L'ultimo turno: nel cuore di un ospedale
Scritto dalla stessa Petra Volpe (che fosse brava lo sapevamo già da The Divine Order), il plot de L'ultimo turno si potrebbe riassumere in mezza riga: l'insostenibile turno di un'infermiera. Protagonista Floria, interpretata da Leonie Benesch. Parentesi d'obbligo: l'attrice tedesca, in questo momento, è tra le migliori in Europa. Floria è, appunto, un'infermiera che lavora nel reparto di chirurgia (e non solo) di un ospedale svizzero. Una clinica moderna, pulita, ma a corto di tempo: non ci sono abbastanza infermieri.

Floria, esperta, diligente, precisa, viene allora sballottata da un piano all'altro. Stanza dopo stanza, paziente dopo paziente. Le flebo, i parenti in attesa, il giro dell'antibiotico che ritarda, perché c'è sempre qualcosa di più urgente che preme e artiglia una routine pronta ad infiammarsi. Nervi saldi, pazienza infinita, e il tempo che si relativizza. Una madre malata, un signore che attende la diagnosi, un paziente arrogante e viziato. Troppo carico, troppa tensione. La crisi di nervi incombe, e il turno finisce per esplodere.
Il cinema migliore
Ciò che più colpisce de L'ultimo turno è il costante movimento. Tutto si muove, tutto corre e scorre in funzione del protagonista che lega gli eventi: il tempo. Petra Volpe, presentando il film, definisce il tempo come il vero nemico. Nulla di più vero. Inarrestabile, onnisciente, spietato. La leva su cui si forma la storia, esaltata da un'andatura che cresce, alzando un ritmo tenuto sotto controllo dalla musica di Emilie Levienaise-Farrouch e dal montaggio di Hansjörg Weißbrich. Un'esperienza radicale, che racconta una normalità trasfigurata in un grande spettacolo horror. Tutto riflette la crescente tensione, e tutto finisce per tradurre al meglio l'ansia di Floria, in un bilanciamento tra tragedia e dolcezza.

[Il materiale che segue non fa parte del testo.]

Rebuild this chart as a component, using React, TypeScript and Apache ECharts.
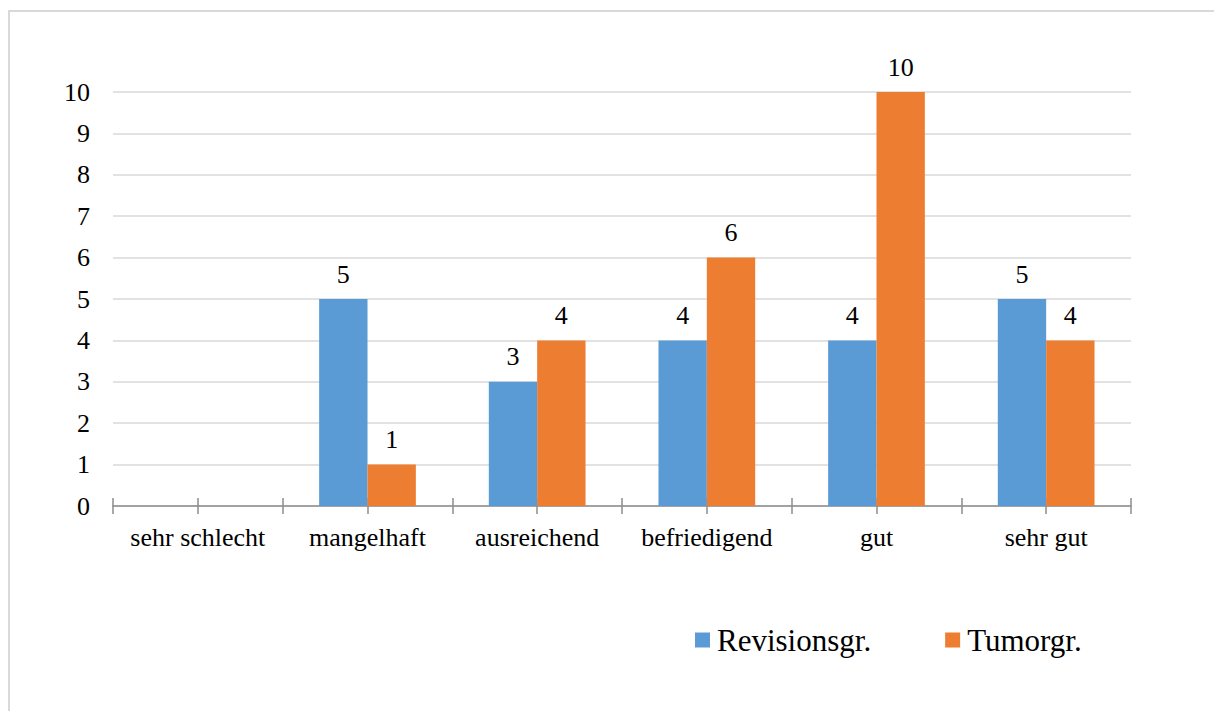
import React, { useEffect, useRef } from "react";
import * as echarts from "echarts";

const categories = ["sehr schlecht", "mangelhaft", "ausreichend", "befriedigend", "gut", "sehr gut"];
const revisionValues = [0, 5, 3, 4, 4, 5];
const tumorValues = [0, 1, 4, 6, 10, 4];
const seriesNames = ["Revisionsgr.", "Tumorgr."];
const yTicks = { min: 0, max: 10, interval: 1 };

const FONT = "Liberation Serif";
const BLUE = "#5B9BD5";
const ORANGE = "#ED7D31";

export default function App() {
  const ref = useRef<HTMLDivElement>(null);

  useEffect(() => {
    if (!ref.current) return;
    const chart = echarts.init(ref.current, undefined, { renderer: "svg" });

    const label = {
      show: true,
      position: "top",
      distance: 12,
      color: "#000",
      fontFamily: FONT,
      fontSize: 26,
      formatter: (p: any) => (p.value === 0 ? "" : String(p.value)),
    };

    // hidden value axes that only draw the crossing tick marks every half category
    const tickAxis = (inside: boolean, showLine: boolean) => ({
      type: "value",
      position: "bottom",
      min: 0,
      max: categories.length,
      interval: 0.5,
      axisLabel: { show: false },
      splitLine: { show: false },
      axisLine: { show: showLine, lineStyle: { color: "#8C8C8C", width: 1.5 } },
      axisTick: { show: true, inside, length: 8, lineStyle: { color: "#8C8C8C", width: 1.5 } },
    });

    chart.setOption({
      animation: false,
      backgroundColor: "#fff",
      textStyle: { fontFamily: FONT },
      graphic: [
        {
          type: "rect",
          shape: { x: 9, y: 11, width: 1220, height: 720 },
          style: { fill: "none", stroke: "#D9D9D9", lineWidth: 2 },
          silent: true,
          z: -1,
        },
      ],
      grid: { left: 113, right: 83, top: 92, bottom: 205, containLabel: false },
      legend: {
        left: 695,
        top: 622,
        padding: 0,
        icon: "rect",
        itemWidth: 15,
        itemHeight: 15,
        itemGap: 74,
        data: seriesNames,
        textStyle: {
          fontFamily: FONT,
          fontSize: 31,
          color: "#000",
          lineHeight: 36,
          padding: [0, 0, 0, 2],
        },
      },
      xAxis: [
        {
          type: "category",
          data: categories,
          position: "bottom",
          axisLine: { show: false },
          axisTick: { show: false },
          axisLabel: { color: "#000", fontFamily: FONT, fontSize: 26, margin: 18, interval: 0 },
        },
        tickAxis(true, true),
        tickAxis(false, false),
      ],
      yAxis: {
        type: "value",
        min: yTicks.min,
        max: yTicks.max,
        interval: yTicks.interval,
        axisLine: { show: false },
        axisTick: { show: false },
        axisLabel: { color: "#000", fontFamily: FONT, fontSize: 26, margin: 23 },
        splitLine: { lineStyle: { color: "#D9D9D9", width: 1.5 } },
      },
      series: [
        {
          name: seriesNames[0],
          type: "bar",
          xAxisIndex: 0,
          data: revisionValues,
          itemStyle: { color: BLUE },
          barGap: "0%",
          barCategoryGap: "43%",
          label,
        },
        {
          name: seriesNames[1],
          type: "bar",
          xAxisIndex: 0,
          data: tumorValues,
          itemStyle: { color: ORANGE },
          barGap: "0%",
          barCategoryGap: "43%",
          label,
        },
      ],
    });

    return () => chart.dispose();
  }, []);

  return (
    <div
      ref={ref}
      style={{ position: "fixed", left: 0, top: 0, width: 1214, height: 711, background: "#fff" }}
    />
  );
}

La regista, allora, perseguendo un cinema in cui la verità è il punto fisso, non può mai allentare la presa, portando - come raramente accade - in primo piano lo sfondo tipico dei tanti medical drama che popolano cinema e tv: Petra Volpe racconta una storia dal basso, il qui ed ora di una semplice infermiera, puntando l'attenzione sulla reale e complessa responsabilità di quei camici a metà che si aggirano tra una corsia e l'altra, vittime di un sistema sanitario senza scrupoli e senza empatia. Ecco perché L'ultimo turno, mai pietistico, reagisce umanizzando la professione. Una reazione ferma, arrabbiata e decisa. Una reazione uguale e contraria verso quel mondo che ha dimenticato di stringere la mano a coloro rimasti senza speranza. L'ultimo turno di Petra Volpe, lo sguardo ammaccato di Leonie Benesch e le luci fredde di un ospedale. È questo il cinema migliore.
Conclusioni
Un manuale di cinema. Regia, interpretazioni, messa in scena, emozioni, musica. Ne L'ultimo turno lo spazio e il tempo sono gli elementi utilizzati da Petra Volpe per costruire la tensione, ambientando tutto all'interno di un ospedale svizzero. Il lavoro di un'infermiera è scandito con puntualità e verità, facendo risaltare una sceneggiatura a dir poco perfetta, e soprattutto mai pietistica. Leonie Benesch fuoriclasse.
Perché ci piace
- Leonie Benesch è un talento incredibile.
- La regia di Petra Volpe.
- L'utilizzo non banale del tempo.
- Le emozioni sempre in movimento.
Cosa non va
- Non risultano marcate note negative.